Just in case you’re not suff iciently horrified by Jay Leno’s “Jaywalking” segment, which reveals shocking levels of stupidity among random people on the street, you might want to check out the Transportation Security Administration’s blog chronicling the truly dumb things people pull at airport security.

With summer-vacation travel season in full swing, the blog’s worth a look, if only to understand why those lines might be so long.

It could be because that guy ahead of you plunked down a grenade (but, he insists, it’s just a harmless paperweight!). Or maybe it’s that passenger who accidentally packed a loaded .22-caliber pistol in his carry-on bag and decided that, instead of checking it, he’d just hide it in a potted plant.

Of course, TSA’s crack “Behavior Detection Officers” witnessed the none-too-stealthy move.

The blog’s “Week in Review” reads like a roundup of the world’s dumbest would-be criminals.

Want to hide that knife you’d like to sneak by security? Why not put it in a sock and stuff it into an envelope filled with dolls? That foolproof strategy didn’t work for a passenger in Tampa.

And how to cleverly disguise a stun gun? Try putting it in a walking cane, as a James Bond wannabe did at the airport in Knoxville.

“Yes, a stun cane!” the blog notes. “That’s a first for the Week in Review posts.” Maybe the cane’s former owner should get points for creativity, if not for brilliance.

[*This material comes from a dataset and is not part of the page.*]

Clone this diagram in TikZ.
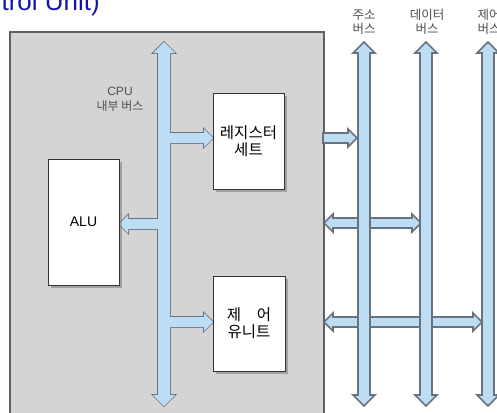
\documentclass[tikz,border=0pt]{standalone}
\usepackage{fontspec}
\setmainfont{Liberation Sans}
\newfontfamily\kr{Noto Sans CJK KR}
\usetikzlibrary{shadows}
\definecolor{busfill}{RGB}{189,221,245}
\definecolor{busline}{RGB}{105,115,128}
\definecolor{cpugray}{RGB}{212,212,212}
\definecolor{cpuline}{RGB}{95,95,95}
\definecolor{titleblue}{RGB}{20,20,170}
\definecolor{labelgray}{RGB}{80,80,80}
\tikzset{
  unitbox/.style={draw=black!80, line width=0.9pt, fill=white, inner sep=0pt, align=center,
    font=\kr\fontsize{15.5}{17}\selectfont,
    drop shadow={shadow xshift=2.5pt, shadow yshift=-2.5pt, fill=black!50, opacity=0.6}},
  busedge/.style={draw=busline, line width=1.6pt, fill=busfill, line join=miter},
  businner/.style={fill=busfill},
  buslabel/.style={align=center, text=labelgray, inner sep=0pt, font=\kr\fontsize{12.5}{13.5}\selectfont},
  cpubox/.style={draw=cpuline, line width=1.8pt, fill=cpugray}
}
% vertical double-headed bus: x, ytop, ybottom
\def\VBus#1#2#3{(#1,#2) -- (#1+11,#2+11) -- (#1+6,#2+11) -- (#1+6,#3-11) -- (#1+11,#3-11) -- (#1,#3) -- (#1-11,#3-11) -- (#1-6,#3-11) -- (#1-6,#2+11) -- (#1-11,#2+11) -- cycle}
% right arrow: xstart, xtip, y
\def\HArrowR#1#2#3{(#1,#3-5) -- (#2-9,#3-5) -- (#2-9,#3-9) -- (#2,#3) -- (#2-9,#3+9) -- (#2-9,#3+5) -- (#1,#3+5) -- cycle}
% left arrow: xstart, xtip, y
\def\HArrowL#1#2#3{(#1,#3-5) -- (#2+9,#3-5) -- (#2+9,#3-9) -- (#2,#3) -- (#2+9,#3+9) -- (#2+9,#3+5) -- (#1,#3+5) -- cycle}
% double horizontal arrow: xleft, xright, y
\def\HDouble#1#2#3{(#1,#3) -- (#1+9,#3-9) -- (#1+9,#3-5) -- (#2-9,#3-5) -- (#2-9,#3-9) -- (#2,#3) -- (#2-9,#3+9) -- (#2-9,#3+5) -- (#1+9,#3+5) -- (#1+9,#3+9) -- cycle}
\begin{document}
\begin{tikzpicture}[x=1pt,y=-1pt]
\useasboundingbox (0,0) rectangle (497,412);
\clip (0,0) rectangle (497,412);
\fill[white] (0,0) rectangle (497,412);

% title (cut off at the top-left, as in the reference)
\node[anchor=base east, inner sep=0pt, text=titleblue, font=\fontsize{26}{26}\selectfont] (title) at (100,11) {(Control Unit)};

% CPU box
\draw[cpubox] (10,32) rectangle (324,430);

% internal bus: outline pass, then fill pass to merge junctions
\draw[busedge] \VBus{164}{42}{406};
\draw[busedge] \HArrowR{164}{213}{138};
\draw[busedge] \HArrowL{164}{119}{224};
\draw[busedge] \HArrowR{164}{213}{322};
\fill[businner] \VBus{164}{42}{406};
\fill[businner] \HArrowR{164}{213}{138};
\fill[businner] \HArrowL{164}{119}{224};
\fill[businner] \HArrowR{164}{213}{322};

% units
\node[unitbox, minimum width=71pt, minimum height=96pt] (reg) at (248.5,141) {레지스터\\세트};
\node[unitbox, font=\fontsize{14}{17}\selectfont, minimum width=71pt, minimum height=126pt] (alu) at (83.5,222) {ALU};
\node[unitbox, minimum width=72pt, minimum height=95pt] (ctl) at (249,323.5) {제\hspace{1em}어\\유니트};

% internal bus label
\node[align=center, text=labelgray, inner sep=0pt, font=\fontsize{12}{15}\selectfont] (cpulbl) at (120,99.5) {CPU\\{\kr 내부 버스}};

% external connections
\draw[busedge] \HArrowR{323}{357}{138};
\draw[busedge] \HDouble{324}{421}{223};
\draw[busedge] \HDouble{324}{482}{322};

% external buses
\draw[busedge] \VBus{364}{42}{406};
\draw[busedge] \VBus{426}{42}{406};
\draw[busedge] \VBus{488}{42}{406};

% bus labels
\node[buslabel] (addrlbl) at (364,22) {주소\\버스};
\node[buslabel] (datalbl) at (427,22) {데이터\\버스};
\node[buslabel] (ctllbl) at (489,22) {제어\\버스};
\end{tikzpicture}
\end{document}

The blog includes helpful tips for travelers, including one prompted by the aforementioned grenade-toting passenger.

“While I know that inert grenades are cool conversation pieces and make great paperweights,” a TSA blogger notes, “inert items cause problems at checkpoints. . . . We don’t know they’re inert until we check them out, and checking them out can often inconvenience your fellow passengers.”

We also enjoy the site’s whimsical headlines describing various confiscated taboo items, such as “Eau de Kaboom” (a cologne bottle shaped like — you guessed it — a grenade) and “Holy Bat Stars, Batman” (sharp throwing stars).

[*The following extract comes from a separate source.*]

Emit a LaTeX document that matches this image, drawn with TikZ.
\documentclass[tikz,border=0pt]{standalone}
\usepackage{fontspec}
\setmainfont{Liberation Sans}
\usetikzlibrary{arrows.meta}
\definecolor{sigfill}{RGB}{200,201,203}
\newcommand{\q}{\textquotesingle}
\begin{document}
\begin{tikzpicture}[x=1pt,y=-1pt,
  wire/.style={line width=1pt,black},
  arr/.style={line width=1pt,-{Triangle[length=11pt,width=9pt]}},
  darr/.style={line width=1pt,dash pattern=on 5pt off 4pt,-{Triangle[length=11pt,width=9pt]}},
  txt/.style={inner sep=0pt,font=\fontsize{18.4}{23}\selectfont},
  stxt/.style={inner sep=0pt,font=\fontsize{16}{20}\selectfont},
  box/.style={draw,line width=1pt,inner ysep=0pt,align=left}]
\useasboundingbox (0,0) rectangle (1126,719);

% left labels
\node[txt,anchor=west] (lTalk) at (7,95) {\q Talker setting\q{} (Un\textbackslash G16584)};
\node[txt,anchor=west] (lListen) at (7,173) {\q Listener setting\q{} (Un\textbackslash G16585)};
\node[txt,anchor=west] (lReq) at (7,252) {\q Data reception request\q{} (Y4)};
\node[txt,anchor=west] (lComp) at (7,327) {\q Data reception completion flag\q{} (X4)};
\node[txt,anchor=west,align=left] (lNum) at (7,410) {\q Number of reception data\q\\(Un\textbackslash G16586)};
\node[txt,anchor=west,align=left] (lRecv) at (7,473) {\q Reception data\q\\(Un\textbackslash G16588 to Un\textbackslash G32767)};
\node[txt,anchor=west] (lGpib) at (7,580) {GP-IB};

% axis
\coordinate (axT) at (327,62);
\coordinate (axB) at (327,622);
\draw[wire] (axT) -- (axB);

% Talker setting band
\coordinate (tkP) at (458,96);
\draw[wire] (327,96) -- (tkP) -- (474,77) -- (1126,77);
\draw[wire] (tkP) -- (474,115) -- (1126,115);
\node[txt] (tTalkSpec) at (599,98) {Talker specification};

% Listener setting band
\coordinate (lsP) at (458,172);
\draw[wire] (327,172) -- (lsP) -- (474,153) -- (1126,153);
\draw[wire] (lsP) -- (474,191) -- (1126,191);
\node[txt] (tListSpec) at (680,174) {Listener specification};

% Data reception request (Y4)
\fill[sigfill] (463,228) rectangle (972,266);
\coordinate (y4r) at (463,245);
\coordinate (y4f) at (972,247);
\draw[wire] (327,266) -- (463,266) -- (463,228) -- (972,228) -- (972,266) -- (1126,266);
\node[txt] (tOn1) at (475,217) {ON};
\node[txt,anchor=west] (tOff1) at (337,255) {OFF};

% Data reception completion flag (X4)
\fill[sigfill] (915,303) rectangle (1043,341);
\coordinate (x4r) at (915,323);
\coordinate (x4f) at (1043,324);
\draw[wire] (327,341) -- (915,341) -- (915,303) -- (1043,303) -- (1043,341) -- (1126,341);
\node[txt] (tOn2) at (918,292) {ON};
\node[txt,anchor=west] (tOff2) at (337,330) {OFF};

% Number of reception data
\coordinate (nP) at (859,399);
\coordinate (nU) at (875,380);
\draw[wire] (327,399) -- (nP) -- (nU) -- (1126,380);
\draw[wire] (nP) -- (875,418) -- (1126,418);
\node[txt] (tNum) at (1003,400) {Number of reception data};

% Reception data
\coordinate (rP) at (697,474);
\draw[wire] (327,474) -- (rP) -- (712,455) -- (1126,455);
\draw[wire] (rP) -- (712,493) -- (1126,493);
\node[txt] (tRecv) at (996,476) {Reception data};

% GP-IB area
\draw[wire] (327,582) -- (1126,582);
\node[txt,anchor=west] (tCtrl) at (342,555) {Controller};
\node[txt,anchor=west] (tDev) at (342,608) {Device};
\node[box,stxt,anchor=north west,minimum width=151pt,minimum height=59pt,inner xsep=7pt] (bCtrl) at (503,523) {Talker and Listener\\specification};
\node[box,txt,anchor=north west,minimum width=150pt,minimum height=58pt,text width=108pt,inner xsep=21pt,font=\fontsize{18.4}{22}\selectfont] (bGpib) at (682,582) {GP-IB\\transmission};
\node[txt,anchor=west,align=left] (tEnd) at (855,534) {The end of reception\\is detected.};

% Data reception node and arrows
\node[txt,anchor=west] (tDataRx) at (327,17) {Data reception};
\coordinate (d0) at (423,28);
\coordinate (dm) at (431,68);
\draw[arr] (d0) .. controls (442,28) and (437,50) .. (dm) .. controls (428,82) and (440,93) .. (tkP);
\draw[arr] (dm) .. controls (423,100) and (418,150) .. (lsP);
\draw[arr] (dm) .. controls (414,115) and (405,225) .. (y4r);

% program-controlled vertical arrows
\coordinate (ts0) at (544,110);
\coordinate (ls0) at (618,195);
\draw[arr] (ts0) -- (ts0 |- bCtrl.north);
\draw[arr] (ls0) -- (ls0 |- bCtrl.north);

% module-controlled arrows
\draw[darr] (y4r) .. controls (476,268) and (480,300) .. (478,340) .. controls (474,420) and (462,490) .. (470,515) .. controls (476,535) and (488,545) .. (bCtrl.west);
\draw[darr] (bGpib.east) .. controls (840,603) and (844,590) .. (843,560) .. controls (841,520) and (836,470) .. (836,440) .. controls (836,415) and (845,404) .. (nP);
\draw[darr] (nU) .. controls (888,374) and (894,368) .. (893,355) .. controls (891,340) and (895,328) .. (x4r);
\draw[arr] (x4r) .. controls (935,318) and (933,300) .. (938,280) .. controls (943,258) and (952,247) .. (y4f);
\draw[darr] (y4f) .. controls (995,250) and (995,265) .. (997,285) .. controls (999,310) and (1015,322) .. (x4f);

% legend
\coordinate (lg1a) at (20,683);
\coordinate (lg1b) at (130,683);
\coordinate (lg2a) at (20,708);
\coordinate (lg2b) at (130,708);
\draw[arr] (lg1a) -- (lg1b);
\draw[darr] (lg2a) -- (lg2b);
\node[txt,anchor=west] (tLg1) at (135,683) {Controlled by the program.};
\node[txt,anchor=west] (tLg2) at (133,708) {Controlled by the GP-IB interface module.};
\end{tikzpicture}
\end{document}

And we wonder why restaurants have to label their steaming cups of coffee with the word “hot.”

Remote-control heroism

The Pentagon is considering awarding a Distinguished Warfare Medal to drone pilots who work on military bases often far removed from the battlefield.

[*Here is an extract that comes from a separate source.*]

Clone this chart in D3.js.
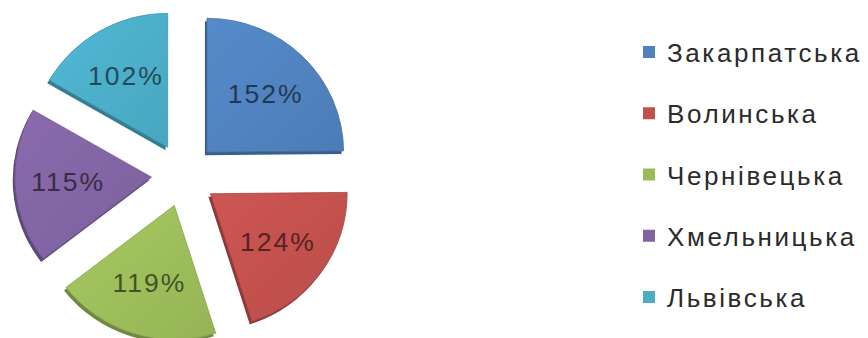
<!DOCTYPE html>
<html>
<head>
<meta charset="utf-8">
<script src="https://cdn.jsdelivr.net/npm/d3@7"></script>
<style>
  html, body { margin: 0; padding: 0; background: #fff; }
  svg { display: block; }
</style>
</head>
<body>
<svg id="chart" width="868" height="338"></svg>
<script>
// Regions and their percentage values
const categories = ["Закарпатська", "Волинська", "Чернівецька", "Хмельницька", "Львівська"];
const values = [152, 124, 119, 115, 102];
const valueLabels = values.map(v => v + "%");
const colors = ["#4F81BD", "#C0504D", "#9BBB59", "#8064A2", "#4BACC6"];

const svg = d3.select("#chart");

const radius = 134;
const explode = 32;
const cx = 184, cy = 175;

const pie = d3.pie().sort(null).value(d => d.value);
const arc = d3.arc().innerRadius(0).outerRadius(radius);

const data = categories.map((c, i) => ({ name: c, value: values[i], label: valueLabels[i], color: colors[i] }));
const arcs = pie(data);

// gradients giving each slice a soft sheen
const defs = svg.append("defs");
arcs.forEach((a, i) => {
  const g = defs.append("linearGradient")
    .attr("id", "grad" + i)
    .attr("x1", "0%").attr("y1", "0%").attr("x2", "100%").attr("y2", "100%");
  const base = d3.color(a.data.color);
  g.append("stop").attr("offset", "0%").attr("stop-color", base.brighter(0.2).formatHex());
  g.append("stop").attr("offset", "100%").attr("stop-color", base.darker(0.1).formatHex());
});

const pieG = svg.append("g").attr("transform", `translate(${cx},${cy}) scale(1.02,1)`);

const slice = pieG.selectAll("g.slice")
  .data(arcs)
  .join("g")
  .attr("class", "slice")
  .attr("transform", d => {
    const mid = (d.startAngle + d.endAngle) / 2;
    return `translate(${Math.sin(mid) * explode},${-Math.cos(mid) * explode})`;
  });

// darker rim beneath each slice for depth
slice.append("path")
  .attr("d", arc)
  .attr("transform", "translate(-2,3)")
  .attr("fill", d => d3.color(d.data.color).darker(0.9).formatHex());

slice.append("path")
  .attr("d", arc)
  .attr("fill", (d, i) => `url(#grad${i})`)
  .attr("stroke", d => d3.color(d.data.color).darker(0.4).formatHex())
  .attr("stroke-width", 0.8);

slice.append("text")
  .attr("transform", d => {
    const mid = (d.startAngle + d.endAngle) / 2;
    const rr = radius * 0.61;
    return `translate(${Math.sin(mid) * rr},${-Math.cos(mid) * rr})`;
  })
  .attr("text-anchor", "middle")
  .attr("dominant-baseline", "central")
  .attr("font-family", "Liberation Sans, Arial, sans-serif")
  .attr("font-size", 26)
  .attr("letter-spacing", 2)
  .attr("fill", d => d3.color(d.data.color).darker(2.3).formatHex())
  .text(d => d.data.label);

// legend
const legendY = d3.scalePoint().domain(categories).range([52, 297]);
const legend = svg.append("g").attr("class", "legend");
const item = legend.selectAll("g")
  .data(data)
  .join("g")
  .attr("transform", d => `translate(643,${legendY(d.name)})`);

item.append("rect")
  .attr("x", 0).attr("y", -6)
  .attr("width", 12).attr("height", 12)
  .attr("fill", d => d.color);

item.append("text")
  .attr("x", 24)
  .attr("y", 1)
  .attr("dominant-baseline", "central")
  .attr("font-family", "Liberation Sans, Arial, sans-serif")
  .attr("font-size", 26)
  .attr("letter-spacing", 2.6)
  .attr("fill", "#2b2b2b")
  .text(d => d.name);
</script>
</body>
</html>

Pentagon officials have been briefed on the medal’s “unique concept,” Charles V. Mugno, head of the Army Institute of Heraldry, told a recent meeting of the Commission of Fine Arts, according to a report in Coin World by our former colleague Bill McAllister.

Mugno said most combat decorations require “boots on the ground” in a combat zone, but he noted that “emerging technologies” such as drones and cyber-combat missions are now handled by troops far removed from the war zone.

The Pentagon has not formally endorsed the medal, but Mugno’s institute has completed six alternative designs for commission approval.

The notion of greater recognition for drone pilots has been percolating for some time. Air Force Maj. Dave Blair, writing in the May-June issue of the Air & Space Power Journal, asked how much difference there is in terms of risk “between 10,000 feet and 10,000 miles.”